Recently a friend mentioned that, when a novel grips him to the point that its world is the last thing he visits at night and the first thing he looks for in the morning, there needs to cooling off period when it’s finished.

This break acts as a kind of unwinding; a time to let the pressure and intensity of living in two different places at once dissipate, a time during which the thought of starting a new book is nauseating.

Climb into a story and the first thing you must do is acclimatise to its setting, tone, characters and rules. As such it’s only natural that when you eventually leave its boundaries there needs to be decompression.

This need for space between stories is something common to videogames. In games not only does a player (usually) have to get acclimatised to setting, tone, plot and ideas but also to a slew of invisible systems, those rules that govern the player’s engagement with the world.
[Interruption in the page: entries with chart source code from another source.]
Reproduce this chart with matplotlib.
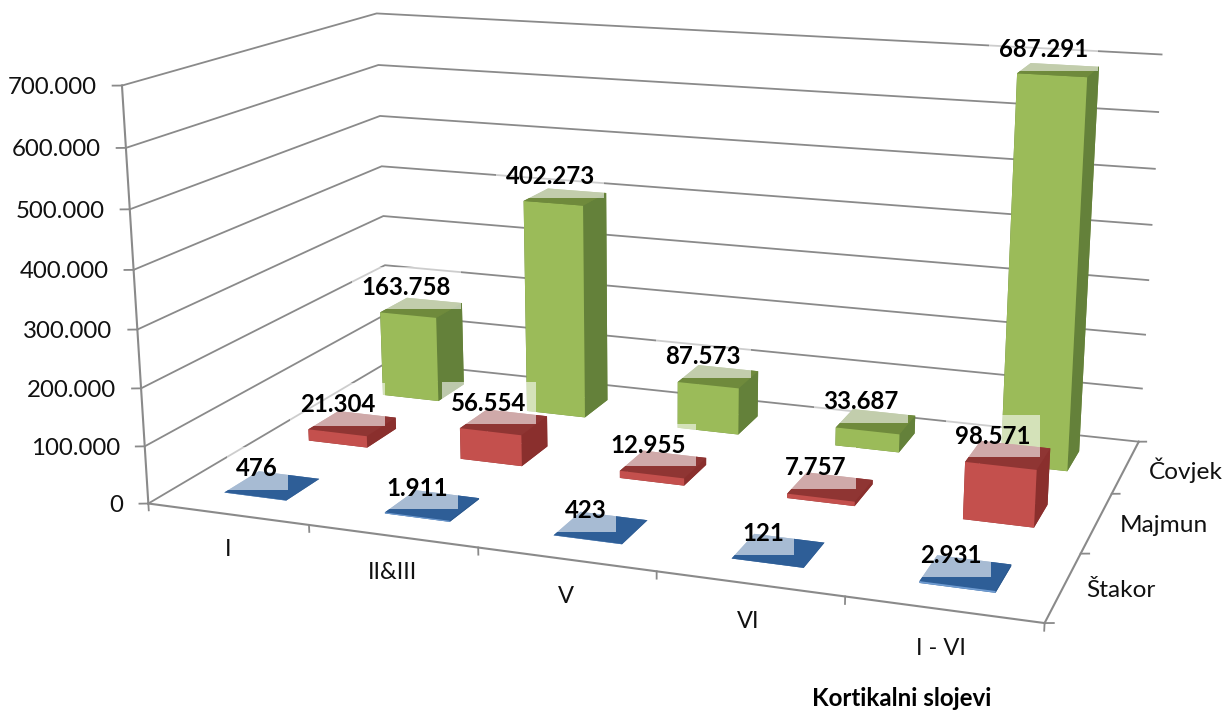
import numpy as np
import matplotlib
matplotlib.use("Agg")
import matplotlib.pyplot as plt
from matplotlib.transforms import offset_copy

plt.rcParams['font.family'] = ['Lato', 'DejaVu Sans']

kategorije = ["I", "II&III", "V", "VI", "I - VI"]
vrste = ["Štakor", "Majmun", "Čovjek"]
stakor = [476, 1911, 423, 121, 2931]
majmun = [21304, 56554, 12955, 7757, 98571]
covjek = [163758, 402273, 87573, 33687, 687291]
z_ticks = [0, 100000, 200000, 300000, 400000, 500000, 600000, 700000]
z_labels = ["0", "100.000", "200.000", "300.000", "400.000", "500.000", "600.000", "700.000"]

# boje: dno, vrh, sprijeda, iza, lijevo, desno
boje = [
    ["#2e5e97", "#2e5e97", "#6f9bd0", "#2e5e97", "#2e5e97", "#2a568a"],
    ["#8f3533", "#8f3533", "#c4504d", "#8f3533", "#8f3533", "#8a2f2d"],
    ["#6f8a3c", "#6f8a3c", "#9bbb59", "#6f8a3c", "#64813a", "#64813a"],
]
SIVA = "#8a8a8a"

# uglovi kutije (svijet -> pikseli iz slike), iz njih racunam projekciju
svijet = np.array([[0, 0, 0], [5, 0, 0], [5, 3, 0], [0, 3, 0],
                   [0, 0, 700000], [0, 3, 700000], [5, 3, 700000]], dtype=float)
pikseli = np.array([[146.5, 504], [1045, 622], [1138, 443], [390, 361],
                    [123.5, 86], [375, 13.5], [1162, 54]], dtype=float)


def racunaj_proj(svijet, pikseli):
    A = []
    s = svijet / [1, 1, 700000]
    for (x, y, z), (u, v) in zip(s, pikseli):
        A.append([x, y, z, 1, 0, 0, 0, 0, -u * x, -u * y, -u * z, -u])
        A.append([0, 0, 0, 0, x, y, z, 1, -v * x, -v * y, -v * z, -v])
    P = np.linalg.svd(np.array(A))[2][-1].reshape(3, 4)
    P[:, 2] /= 700000
    P = P / P[2, 3]
    if P[2, 3] < 0:
        P = -P
    # treci red daje dubinu za sortiranje ploha, cetvrti je homogeni
    dub = P[2].copy()
    dub[3] -= 0.5
    return np.array([P[0], P[1], dub, P[2]])


M = racunaj_proj(svijet, pikseli)


def natpis(x, y, z, tekst, dx=0, dy=0, **kw):
    # tekst ide na projiciranu tocku, s pomakom u pikselima
    v = M @ np.array([x, y, z, 1.0])
    ax.text2D(v[0] / v[3], v[1] / v[3], tekst, va="center",
              transform=offset_copy(ax.transData, fig, x=dx, y=dy, units="dots"), **kw)


fig = plt.figure(figsize=(12.24, 7.11), dpi=100, facecolor="white")
ax = fig.add_axes([0, (711 - 1224) / 2 / 711, 1, 1224 / 711], projection="3d")
ax.set_axis_off()
ax.set_proj_type("ortho")  # inace Line3D odsijece sve izvan [-1, 1]
ax.computed_zorder = False
ax.get_proj = lambda: M

# mreza na zidovima
for z, oznaka in zip(z_ticks, z_labels):
    ax.plot3D([0, 0, 5], [0, 3, 3], [z, z, z], color=SIVA, lw=1.3, zorder=1)
    ax.plot3D([0, -0.045], [0, -0.019], [z, z], color=SIVA, lw=1.3, zorder=1)
    natpis(0, 0, z, oznaka, dx=-25, dy=-2, ha="right", fontsize=17.3, color="#111111")

# osi
ax.plot3D([0, 0], [0, 0], [0, 700000], color=SIVA, lw=1.5, zorder=1)
ax.plot3D([0, 5], [0, 0], [0, 0], color=SIVA, lw=1.5, zorder=1)
ax.plot3D([5, 5], [0, 3], [0, 0], color=SIVA, lw=1.5, zorder=1)
for i in range(6):
    ax.plot3D([i, i], [0, 0], [0, -12000], color=SIVA, lw=1.3, zorder=1)
for j in range(4):
    ax.plot3D([5, 5.042], [j, j + 0.016], [0, 0], color=SIVA, lw=1.3, zorder=1)

for i, naziv in enumerate(kategorije):
    natpis(i + 0.5, 0, -62000, naziv, dx=-1, ha="center", fontsize=17, color="#111111")
for j, naziv in enumerate(vrste):
    natpis(5, j + 0.5, 0, naziv, dx=23, dy=-3, ha="left", fontsize=17.6, color="#111111")

# stupci
SIRINA = 0.39
pomak_y = [17, 19, 20]
for j, vrijednosti in enumerate([stakor, majmun, covjek]):
    for i, v in enumerate(vrijednosti):
        ax.bar3d(i + 0.5 - SIRINA / 2, j + 0.5 - SIRINA / 2, 0, SIRINA, SIRINA, v,
                 color=boje[j], shade=False, zorder=5 - j)
        natpis(i + 0.5, j + 0.5, v, f"{v:,}".replace(",", "."), dx=-15, dy=pomak_y[j],
               ha="center", fontsize=17.3, fontweight="bold", color="black", zorder=10,
               bbox=dict(boxstyle="square,pad=0.4", facecolor="white", edgecolor="none", alpha=0.58))

fig.text(901.5 / 1224, 1 - 698 / 711, "Kortikalni slojevi", ha="center", va="center",
         fontsize=17.4, fontweight="bold", color="black")

ax.viewLim.intervalx = (0, 1224)
ax.viewLim.intervaly = (967.5, -256.5)

fig.savefig("out.png", dpi=100)
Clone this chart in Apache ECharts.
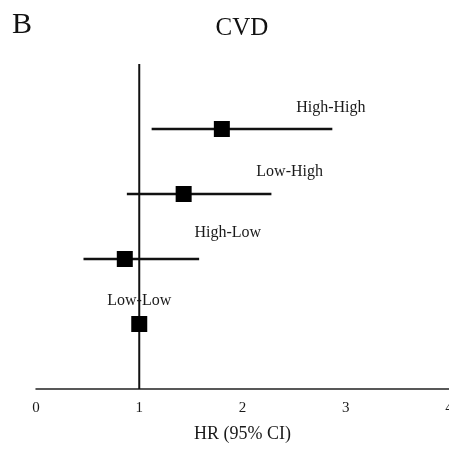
<!DOCTYPE html>
<html>
<head>
<meta charset="utf-8">
<script src="https://cdn.jsdelivr.net/npm/echarts@6/dist/echarts.min.js"></script>
<style>
  html, body { margin: 0; padding: 0; background: #fff; }
  #CvdChart { width: 449px; height: 452px; }
</style>
</head>
<body>
<div id="CvdChart"></div>
<script>
// 分组、HR 及 95% CI
var groups = ['High-High', 'Low-High', 'High-Low', 'Low-Low'];
var rows = [4, 3, 2, 1];
var hr = [1.80, 1.43, 0.86, 1.00];
var ciLow = [1.12, 0.88, 0.46, null];
var ciHigh = [2.87, 2.28, 1.58, null];
var xTicks = [0, 1, 2, 3, 4];

// 标签偏移 (px)
var labelOffsets = [[109, -21], [106, -22], [103, -26], [0, -23]];

var serif = '"Liberation Serif", "DejaVu Serif", serif';

function LoadCvd() {
    var myChart = echarts.init(document.getElementById('CvdChart'));

    var ciData = [];
    var pointData = [];
    for (var i = 0; i < groups.length; i++) {
        if (ciLow[i] != null) {
            ciData.push([ciLow[i], ciHigh[i], rows[i]]);
        }
        pointData.push({
            value: [hr[i], rows[i]],
            label: {
                show: true,
                formatter: groups[i],
                position: 'inside',
                offset: labelOffsets[i],
                color: '#1a1a1a',
                fontFamily: serif,
                fontSize: 16
            }
        });
    }

    var option = {
        backgroundColor: '#fff',
        animation: false,
        title: [{
            text: 'B',
            left: 7,
            top: 5,
            textStyle: { fontFamily: serif, fontSize: 30, fontWeight: 'normal', color: '#111' }
        }, {
            text: 'CVD',
            left: 237,
            top: 11,
            textAlign: 'center',
            textStyle: { fontFamily: serif, fontSize: 25, fontWeight: 'normal', color: '#111' }
        }],
        grid: {
            left: 36,
            right: 0,
            top: 64,
            bottom: 63,
            outerBoundsMode: 'none'
        },
        xAxis: {
            type: 'value',
            min: xTicks[0],
            max: xTicks[xTicks.length - 1],
            interval: 1,
            name: 'HR (95% CI)',
            nameLocation: 'middle',
            nameGap: 36,
            nameTextStyle: { fontFamily: serif, fontSize: 18, color: '#1a1a1a' },
            splitLine: { show: false },
            axisTick: { show: false },
            axisLine: { lineStyle: { color: '#222', width: 1.5 } },
            axisLabel: {
                margin: 12,
                fontFamily: serif,
                fontSize: 15,
                color: '#1a1a1a',
                showMaxLabel: true,
                hideOverlap: false
            }
        },
        yAxis: {
            type: 'value',
            min: 0,
            max: 5,
            show: false
        },
        series: [{
            // 参考线 HR = 1
            type: 'line',
            data: [[1, 0], [1, 5]],
            symbol: 'none',
            lineStyle: { color: '#111', width: 2 },
            z: 1
        }, {
            name: 'CI',
            type: 'custom',
            data: ciData,
            renderItem: function (params, api) {
                var p1 = api.coord([api.value(0), api.value(2)]);
                var p2 = api.coord([api.value(1), api.value(2)]);
                return {
                    type: 'line',
                    shape: { x1: p1[0], y1: p1[1], x2: p2[0], y2: p2[1] },
                    style: { stroke: '#111', lineWidth: 2.5 }
                };
            },
            z: 2
        }, {
            name: 'HR',
            type: 'scatter',
            symbol: 'rect',
            symbolSize: 16,
            itemStyle: { color: '#000', opacity: 1 },
            data: pointData,
            z: 3
        }]
    };

    myChart.setOption(option);
}

LoadCvd();
</script>
</body>
</html>
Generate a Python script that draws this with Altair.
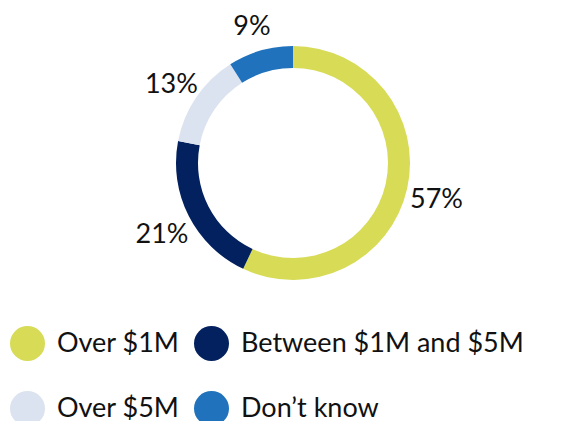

Sink any amount of time into a videogame and you’re learning skills not only in the abstract space of your mind but also motor skills to link muscle inputs to on-screen outputs. You build an interactive vocabulary. Move too quickly from one game to the next and you’ll trip up, like a multilinguist moving too fast from one country to another, mixing-up their vocabularies in transit.

It’s something I’ve felt this weekend when moving from Fable 2 to Fallout 3. I completed the former at the start of the weekend and moved from Albion straight into Fallout’s post-apocalyptic America. The switch of setting from pastoral, fantasy land to barren, rubble strewn nuclear wasteland was jarring but that was nothing to the jolt of having to settle into to different ways of interacting with the world.

Two hours later I was back in Albion, a place where I was literally a king, mopping up post-completion bonus missions happy in comfortable, familiar interactive surroundings where the Y-button draws a rifle, not a jump, and the B-button summons a spell, not a Pip-boy.

As Raph Koster has long argued, what makes videogames so engaging is the human mind’s love of learning and mastering new systems. So the problem wasn’t that I’m averse to moving into new worlds and learning their rules, just that I hadn’t properly decompressed from one before moving into the next.

I’m forbidden from saying anything about Fallout 3 (I’ve been reviewing games for a few years now and I’ve never had such a stringent NDA in place this close to a game’s release) but it wouldn’t be crossing a line to say that the game’s a million miles away from a stinker. Still, if you’re knee deep in Fable 2 and planning to pick up Fallout this coming Friday then my advice is to play something palate-cleansing in between, something far, far away from role-playing in all its various contemporary forms, something a bit like /Karoshi Suicide Salaryman perhaps.

Most convoluted Flash game link ever.